312 N.J. Super. 1, 711 A.2d 312 (App. Div. 1998)

CONTRACTS; ARBITRATION—Even though a party agreed to a contract which, pursuant to the bid specifications, contained an arbitration clause that appointed an employee of the other party as arbitrator, the clause was found to be unenforceable as a contract of adhesion and with a clear conflict of interest.

A contract between a general contractor and the Port Authority Trans-Hudson Corporation (PATH) containing an arbitration provision was terminated by PATH based upon an alleged breach by the contractor. The contractor filed suit and PATH moved for summary judgment, which the trial judge granted.

On appeal, PATH argued that the contractor failed to first attempt to resolve the dispute through arbitration prior to suit, as required by the contract.

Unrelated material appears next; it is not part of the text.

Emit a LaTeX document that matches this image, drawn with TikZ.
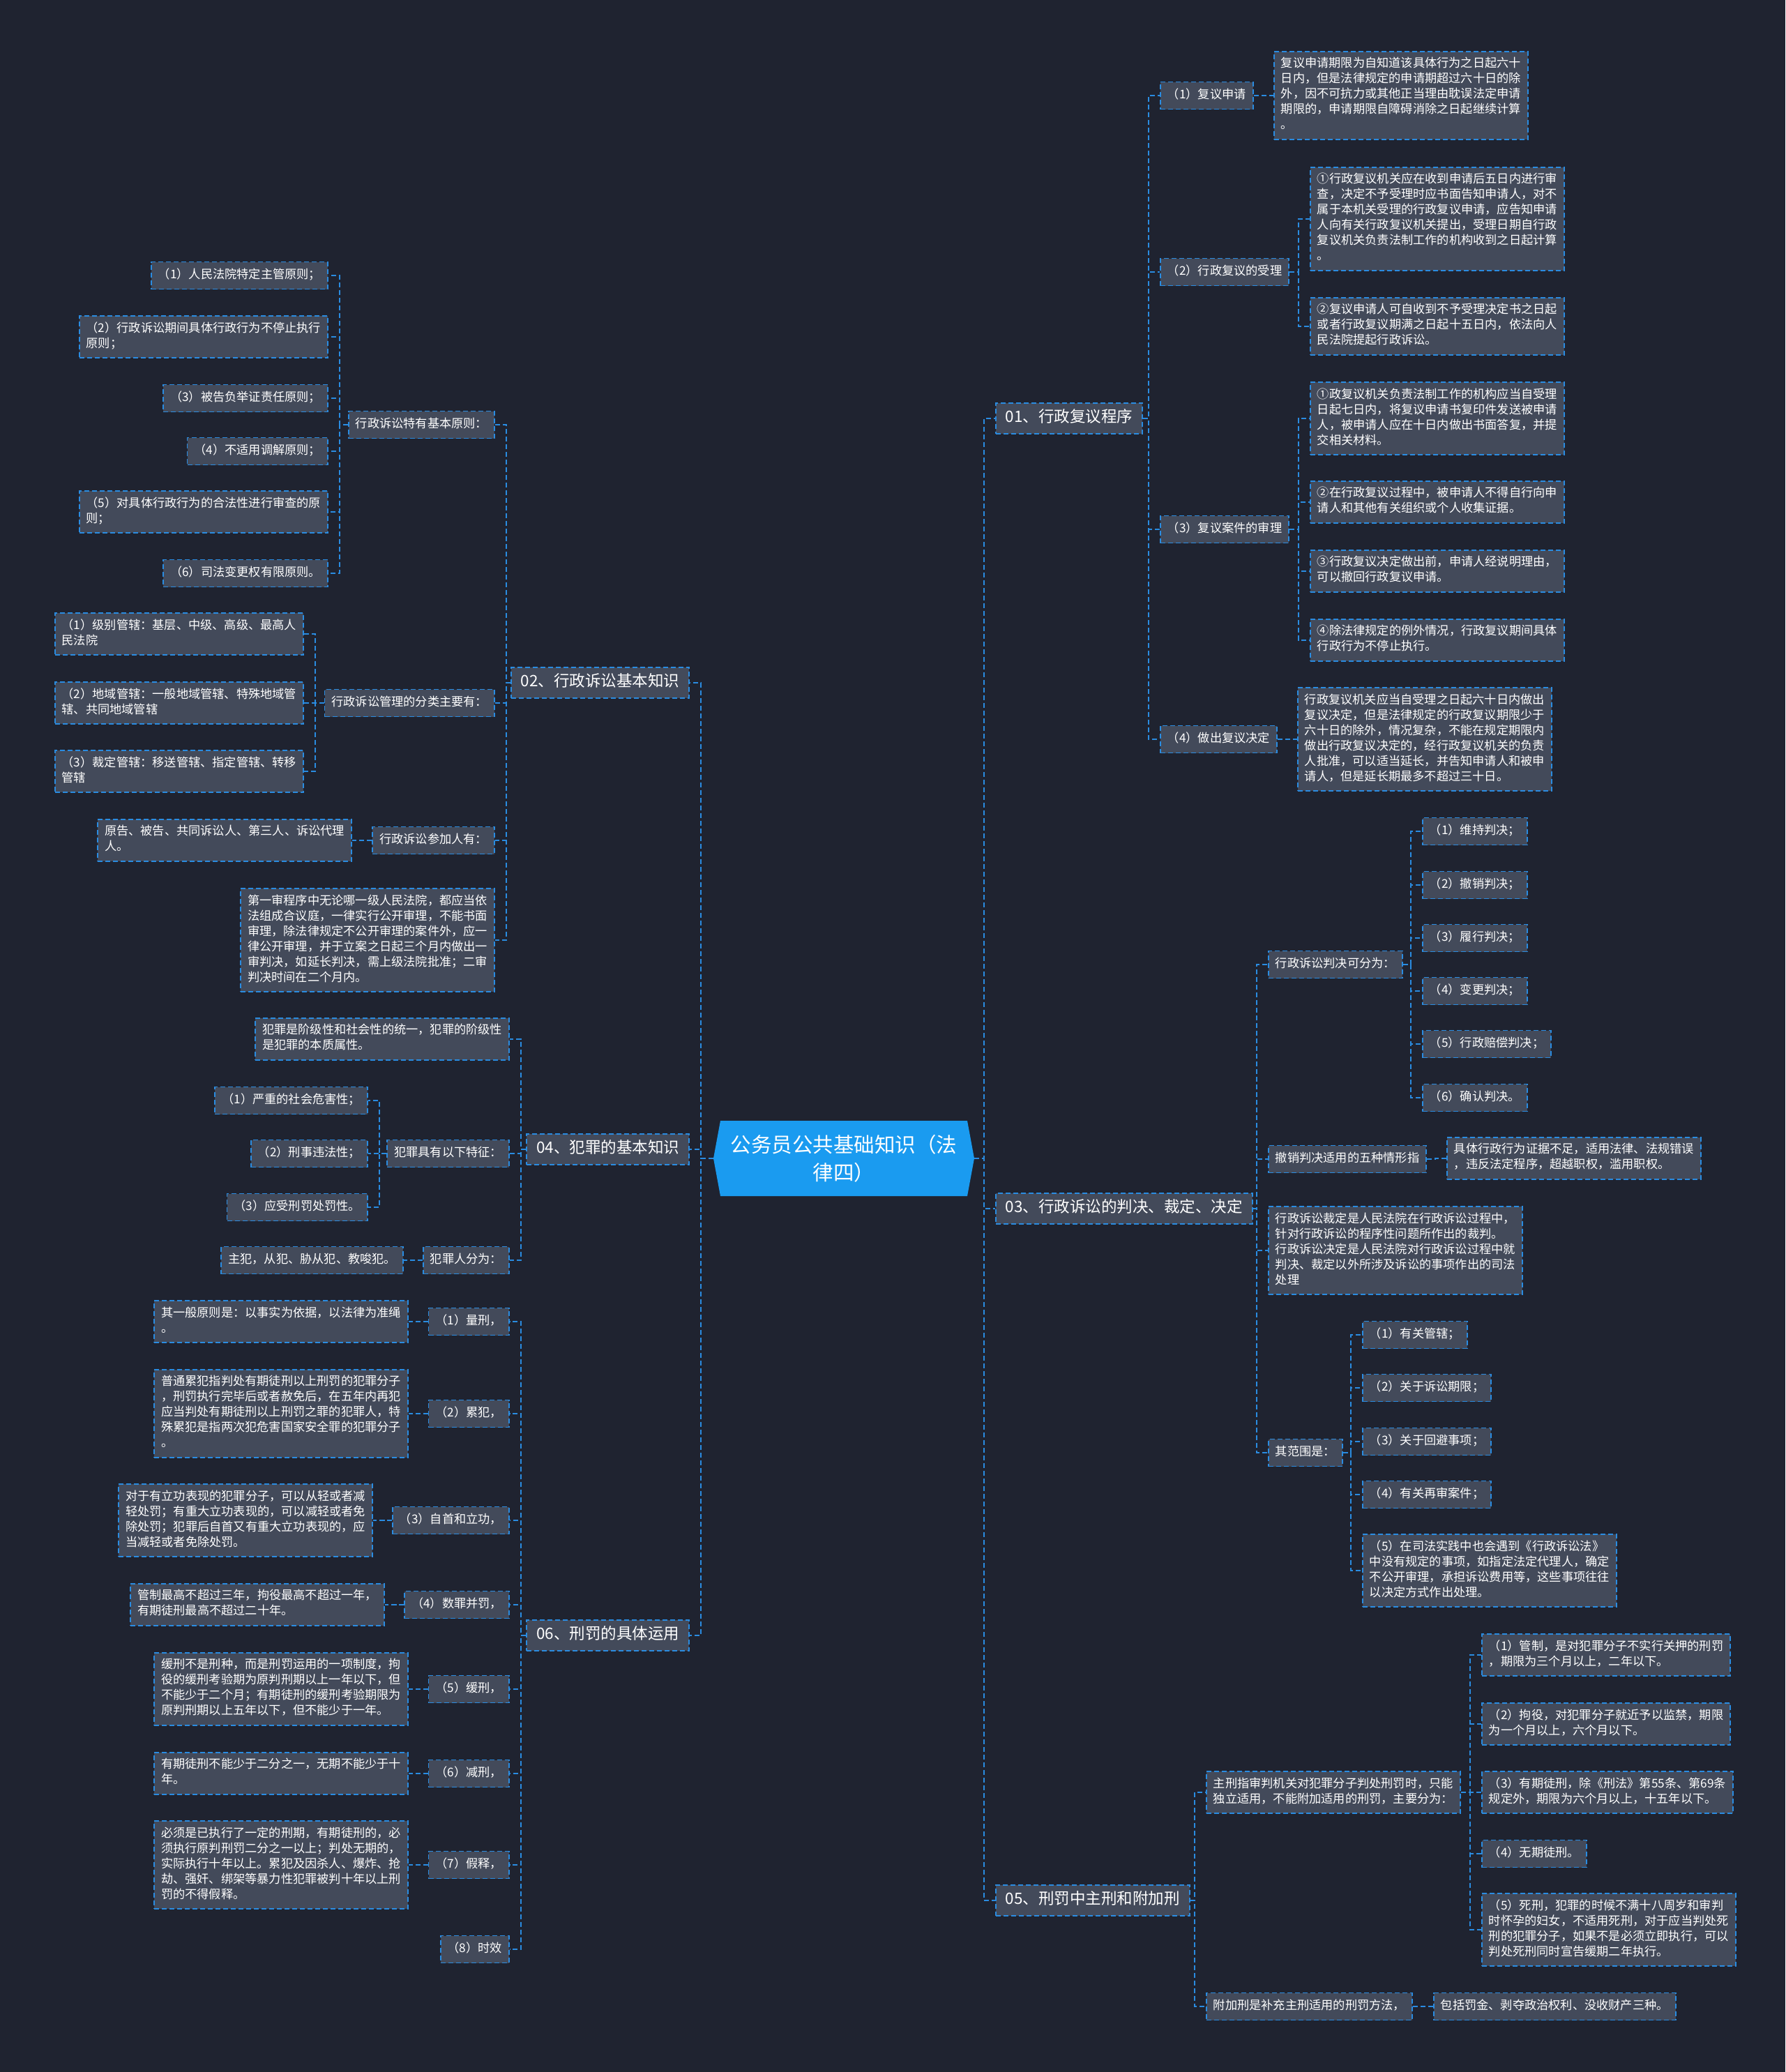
\documentclass[tikz,border=0pt]{standalone}
\usepackage{fontspec}
\setmainfont{Noto Sans CJK SC}
\usetikzlibrary{calc}
\definecolor{bgc}{RGB}{31,35,48}
\definecolor{boxc}{RGB}{67,74,90}
\definecolor{linec}{RGB}{42,140,225}
\definecolor{rootc}{RGB}{26,155,240}
\newcommand\subfnt{\fontsize{17.2}{22}\selectfont}
\newcommand\brfnt{\fontsize{22.5}{28}\selectfont}
\newcommand\rootfnt{\fontsize{29.5}{40}\selectfont}
\newcommand\cR[2]{\draw[conn] (#1.east) -- ($(#1.east -| #2.west)+(-16,0)$) |- (#2.west);}
\newcommand\cL[2]{\draw[conn] (#1.west) -- ($(#1.west -| #2.east)+(16,0)$) |- (#2.east);}
\tikzset{
  box/.style={draw=linec, dash pattern=on 7pt off 4pt, line width=1.8pt, fill=boxc, text=white,
    font=\subfnt, align=left, inner xsep=10pt, inner ysep=8.5pt,
    execute at begin node=\strut, execute at end node=\strut},
  mainbox/.style={box, font=\brfnt, inner xsep=14pt, inner ysep=8pt},
  conn/.style={draw=linec, dash pattern=on 7pt off 4pt, line width=1.8pt},
}
\begin{document}
\begin{tikzpicture}[x=1pt,y=-1pt]
\useasboundingbox (0,0) rectangle (2560,2971);
\fill[bgc] (0,0) rectangle (2560,2971);

% root
\fill[rootc] (1033,1607) -- (1387,1607) -- (1397,1661) -- (1387,1715) -- (1033,1715) -- (1023,1661) -- cycle;
\node[text=white, font=\rootfnt, align=center, minimum width=374pt, minimum height=108pt, inner sep=0pt] (root) at (1210,1661) {公务员公共基础知识（法\\律四）};

% ===== right side =====
\node[mainbox,anchor=west] (m01) at (1427,600) {01、行政复议程序};
\node[mainbox,anchor=west] (m03) at (1427,1733) {03、行政诉讼的判决、裁定、决定};
\node[mainbox,anchor=west] (m05) at (1427,2725) {05、刑罚中主刑和附加刑};

% 01
\node[box,anchor=west] (a1) at (1663,137) {（1）复议申请};
\node[box,anchor=west] (a1d) at (1826,137) {复议申请期限为自知道该具体行为之日起六十\\日内，但是法律规定的申请期超过六十日的除\\外，因不可抗力或其他正当理由耽误法定申请\\期限的，申请期限自障碍消除之日起继续计算\\。};
\node[box,anchor=west] (a2) at (1663,390) {（2）行政复议的受理};
\node[box,anchor=west] (a2a) at (1878,314) {①行政复议机关应在收到申请后五日内进行审\\查，决定不予受理时应书面告知申请人，对不\\属于本机关受理的行政复议申请，应告知申请\\人向有关行政复议机关提出，受理日期自行政\\复议机关负责法制工作的机构收到之日起计算\\。};
\node[box,anchor=west] (a2b) at (1878,468) {②复议申请人可自收到不予受理决定书之日起\\或者行政复议期满之日起十五日内，依法向人\\民法院提起行政诉讼。};
\node[box,anchor=west] (a3) at (1663,759) {（3）复议案件的审理};
\node[box,anchor=west] (a3a) at (1878,600) {①政复议机关负责法制工作的机构应当自受理\\日起七日内，将复议申请书复印件发送被申请\\人，被申请人应在十日内做出书面答复，并提\\交相关材料。};
\node[box,anchor=west] (a3b) at (1878,720) {②在行政复议过程中，被申请人不得自行向申\\请人和其他有关组织或个人收集证据。};
\node[box,anchor=west] (a3c) at (1878,819) {③行政复议决定做出前，申请人经说明理由，\\可以撤回行政复议申请。};
\node[box,anchor=west] (a3d) at (1878,918) {④除法律规定的例外情况，行政复议期间具体\\行政行为不停止执行。};
\node[box,anchor=west] (a4) at (1663,1060) {（4）做出复议决定};
\node[box,anchor=west] (a4d) at (1860,1060) {行政复议机关应当自受理之日起六十日内做出\\复议决定，但是法律规定的行政复议期限少于\\六十日的除外，情况复杂，不能在规定期限内\\做出行政复议决定的，经行政复议机关的负责\\人批准，可以适当延长，并告知申请人和被申\\请人，但是延长期最多不超过三十日。};

% 03
\node[box,anchor=west] (c1) at (1818,1383) {行政诉讼判决可分为：};
\node[box,anchor=west] (c1a) at (2039,1192) {（1）维持判决；};
\node[box,anchor=west] (c1b) at (2039,1269) {（2）撤销判决；};
\node[box,anchor=west] (c1c) at (2039,1345) {（3）履行判决；};
\node[box,anchor=west] (c1d) at (2039,1421) {（4）变更判决；};
\node[box,anchor=west] (c1e) at (2039,1497) {（5）行政赔偿判决；};
\node[box,anchor=west] (c1f) at (2039,1574) {（6）确认判决。};
\node[box,anchor=west] (c2) at (1818,1662) {撤销判决适用的五种情形指};
\node[box,anchor=west] (c2d) at (2074,1661) {具体行政行为证据不足，适用法律、法规错误\\，违反法定程序，超越职权，滥用职权。};
\node[box,anchor=west] (c3) at (1818,1793) {行政诉讼裁定是人民法院在行政诉讼过程中，\\针对行政诉讼的程序性问题所作出的裁判。\\行政诉讼决定是人民法院对行政诉讼过程中就\\判决、裁定以外所涉及诉讼的事项作出的司法\\处理};
\node[box,anchor=west] (c4) at (1818,2083) {其范围是：};
\node[box,anchor=west] (c4a) at (1953,1914) {（1）有关管辖；};
\node[box,anchor=west] (c4b) at (1953,1990) {（2）关于诉讼期限；};
\node[box,anchor=west] (c4c) at (1953,2067) {（3）关于回避事项；};
\node[box,anchor=west] (c4d) at (1953,2143) {（4）有关再审案件；};
\node[box,anchor=west] (c4e) at (1953,2252) {（5）在司法实践中也会遇到《行政诉讼法》\\中没有规定的事项，如指定法定代理人，确定\\不公开审理，承担诉讼费用等，这些事项往往\\以决定方式作出处理。};

% 05
\node[box,anchor=west] (e1) at (1729,2570) {主刑指审判机关对犯罪分子判处刑罚时，只能\\独立适用，不能附加适用的刑罚，主要分为：};
\node[box,anchor=west] (e1a) at (2124,2373) {（1）管制，是对犯罪分子不实行关押的刑罚\\，期限为三个月以上，二年以下。};
\node[box,anchor=west] (e1b) at (2124,2472) {（2）拘役，对犯罪分子就近予以监禁，期限\\为一个月以上，六个月以下。};
\node[box,anchor=west] (e1c) at (2124,2570) {（3）有期徒刑，除《刑法》第55条、第69条\\规定外，期限为六个月以上，十五年以下。};
\node[box,anchor=west] (e1d) at (2124,2658) {（4）无期徒刑。};
\node[box,anchor=west] (e1e) at (2124,2767) {（5）死刑，犯罪的时候不满十八周岁和审判\\时怀孕的妇女，不适用死刑，对于应当判处死\\刑的犯罪分子，如果不是必须立即执行，可以\\判处死刑同时宣告缓期二年执行。};
\node[box,anchor=west] (e2) at (1729,2877) {附加刑是补充主刑适用的刑罚方法，};
\node[box,anchor=west] (e2d) at (2055,2877) {包括罚金、剥夺政治权利、没收财产三种。};

% ===== left side =====
\node[mainbox,anchor=east] (m02) at (989,979) {02、行政诉讼基本知识};
\node[mainbox,anchor=east] (m04) at (989,1648) {04、犯罪的基本知识};
\node[mainbox,anchor=east] (m06) at (989,2345) {06、刑罚的具体运用};

% 02
\node[box,anchor=east] (l1) at (710,609) {行政诉讼特有基本原则：};
\node[box,anchor=east] (l1a) at (471,395) {（1）人民法院特定主管原则；};
\node[box,anchor=east] (l1b) at (471,483) {（2）行政诉讼期间具体行政行为不停止执行\\原则；};
\node[box,anchor=east] (l1c) at (471,571) {（3）被告负举证责任原则；};
\node[box,anchor=east] (l1d) at (471,647) {（4）不适用调解原则；};
\node[box,anchor=east] (l1e) at (471,734) {（5）对具体行政行为的合法性进行审查的原\\则；};
\node[box,anchor=east] (l1f) at (471,822) {（6）司法变更权有限原则。};
\node[box,anchor=east] (l2) at (710,1008) {行政诉讼管理的分类主要有：};
\node[box,anchor=east] (l2a) at (436,909) {（1）级别管辖：基层、中级、高级、最高人\\民法院};
\node[box,anchor=east] (l2b) at (436,1008) {（2）地域管辖：一般地域管辖、特殊地域管\\辖、共同地域管辖};
\node[box,anchor=east] (l2c) at (436,1106) {（3）裁定管辖：移送管辖、指定管辖、转移\\管辖};
\node[box,anchor=east] (l3) at (710,1205) {行政诉讼参加人有：};
\node[box,anchor=east] (l3d) at (505,1205) {原告、被告、共同诉讼人、第三人、诉讼代理\\人。};
\node[box,anchor=east] (l4) at (710,1348) {第一审程序中无论哪一级人民法院，都应当依\\法组成合议庭，一律实行公开审理，不能书面\\审理，除法律规定不公开审理的案件外，应一\\律公开审理，并于立案之日起三个月内做出一\\审判决，如延长判决，需上级法院批准；二审\\判决时间在二个月内。};

% 04
\node[box,anchor=east] (k1) at (731,1490) {犯罪是阶级性和社会性的统一，犯罪的阶级性\\是犯罪的本质属性。};
\node[box,anchor=east] (k2) at (731,1654) {犯罪具有以下特征：};
\node[box,anchor=east] (k2a) at (528,1578) {（1）严重的社会危害性；};
\node[box,anchor=east] (k2b) at (528,1654) {（2）刑事违法性；};
\node[box,anchor=east] (k2c) at (528,1731) {（3）应受刑罚处罚性。};
\node[box,anchor=east] (k3) at (731,1807) {犯罪人分为：};
\node[box,anchor=east] (k3d) at (579,1807) {主犯，从犯、胁从犯、教唆犯。};

% 06
\node[box,anchor=east] (g1) at (731,1895) {（1）量刑，};
\node[box,anchor=east] (g1d) at (586,1895) {其一般原则是：以事实为依据，以法律为准绳\\。};
\node[box,anchor=east] (g2) at (731,2027) {（2）累犯，};
\node[box,anchor=east] (g2d) at (586,2027) {普通累犯指判处有期徒刑以上刑罚的犯罪分子\\，刑罚执行完毕后或者赦免后，在五年内再犯\\应当判处有期徒刑以上刑罚之罪的犯罪人，特\\殊累犯是指两次犯危害国家安全罪的犯罪分子\\。};
\node[box,anchor=east] (g3) at (731,2180) {（3）自首和立功，};
\node[box,anchor=east] (g3d) at (535,2180) {对于有立功表现的犯罪分子，可以从轻或者减\\轻处罚；有重大立功表现的，可以减轻或者免\\除处罚；犯罪后自首又有重大立功表现的，应\\当减轻或者免除处罚。};
\node[box,anchor=east] (g4) at (731,2301) {（4）数罪并罚，};
\node[box,anchor=east] (g4d) at (552,2301) {管制最高不超过三年，拘役最高不超过一年，\\有期徒刑最高不超过二十年。};
\node[box,anchor=east] (g5) at (731,2422) {（5）缓刑，};
\node[box,anchor=east] (g5d) at (586,2422) {缓刑不是刑种，而是刑罚运用的一项制度，拘\\役的缓刑考验期为原判刑期以上一年以下，但\\不能少于二个月；有期徒刑的缓刑考验期限为\\原判刑期以上五年以下，但不能少于一年。};
\node[box,anchor=east] (g6) at (731,2543) {（6）减刑，};
\node[box,anchor=east] (g6d) at (586,2543) {有期徒刑不能少于二分之一，无期不能少于十\\年。};
\node[box,anchor=east] (g7) at (731,2674) {（7）假释，};
\node[box,anchor=east] (g7d) at (586,2674) {必须是已执行了一定的刑期，有期徒刑的，必\\须执行原判刑罚二分之一以上；判处无期的，\\实际执行十年以上。累犯及因杀人、爆炸、抢\\劫、强奸、绑架等暴力性犯罪被判十年以上刑\\罚的不得假释。};
\node[box,anchor=east] (g8) at (731,2795) {（8）时效};

% ===== connectors =====
\cR{root}{m01} \cR{root}{m03} \cR{root}{m05}
\cL{root}{m02} \cL{root}{m04} \cL{root}{m06}

\cR{m01}{a1} \cR{m01}{a2} \cR{m01}{a3} \cR{m01}{a4}
\cR{a1}{a1d}
\cR{a2}{a2a} \cR{a2}{a2b}
\cR{a3}{a3a} \cR{a3}{a3b} \cR{a3}{a3c} \cR{a3}{a3d}
\cR{a4}{a4d}

\cR{m03}{c1} \cR{m03}{c2} \cR{m03}{c3} \cR{m03}{c4}
\cR{c1}{c1a} \cR{c1}{c1b} \cR{c1}{c1c} \cR{c1}{c1d} \cR{c1}{c1e} \cR{c1}{c1f}
\cR{c2}{c2d}
\cR{c4}{c4a} \cR{c4}{c4b} \cR{c4}{c4c} \cR{c4}{c4d} \cR{c4}{c4e}

\cR{m05}{e1} \cR{m05}{e2}
\cR{e1}{e1a} \cR{e1}{e1b} \cR{e1}{e1c} \cR{e1}{e1d} \cR{e1}{e1e}
\cR{e2}{e2d}

\cL{m02}{l1} \cL{m02}{l2} \cL{m02}{l3} \cL{m02}{l4}
\cL{l1}{l1a} \cL{l1}{l1b} \cL{l1}{l1c} \cL{l1}{l1d} \cL{l1}{l1e} \cL{l1}{l1f}
\cL{l2}{l2a} \cL{l2}{l2b} \cL{l2}{l2c}
\cL{l3}{l3d}

\cL{m04}{k1} \cL{m04}{k2} \cL{m04}{k3}
\cL{k2}{k2a} \cL{k2}{k2b} \cL{k2}{k2c}
\cL{k3}{k3d}

\cL{m06}{g1} \cL{m06}{g2} \cL{m06}{g3} \cL{m06}{g4} \cL{m06}{g5} \cL{m06}{g6} \cL{m06}{g7} \cL{m06}{g8}
\cL{g1}{g1d} \cL{g2}{g2d} \cL{g3}{g3d} \cL{g4}{g4d} \cL{g5}{g5d} \cL{g6}{g6d} \cL{g7}{g7d}
\end{tikzpicture}
\end{document}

The contractor argued that the arbitration clause was unenforceable because it designated PATH’s chief engineer, the person who terminated the contractor in the first place, as the arbitrator. The Appellate Division found that the contractual clause did in fact require binding arbitration as a precondition to the filing of a suit and that it appointed the drafter of the contract as arbitrator. Although arbitration is generally favored by the courts, an arbitration decision can be vacated if there is corruption, fraud, partiality, or misconduct. The Appellate Division cited decisions in which arbitration clauses were deemed contracts of adhesion and were held to be void and unenforceable as against public policy because of the partiality of the arbitrator. In one of those cases, the mere appearance of bias was considered enough to strike the arbitration clause from the contract. In this case, the Appellate Division found that the contract was one of adhesion because it was procured through the bidding process, giving the contractor no say as to its provisions. The Court also found a clear conflict of interest in having PATH’s chief engineer act as arbitrator, in effect deciding whether his own decision to terminate the contract was justified. Because of the lack of bargaining power and conflict of interest, the Appellate Division refused to agree with PATH that the arbitration clause was enforceable simply because the contractor signed the contract. The Court also felt that the contractor’s claims should not have been dismissed on summary judgment because the issue of arbitrator bias was not properly resolved. The Appellate Division reversed the summary judgment decision and remanded for further proceedings.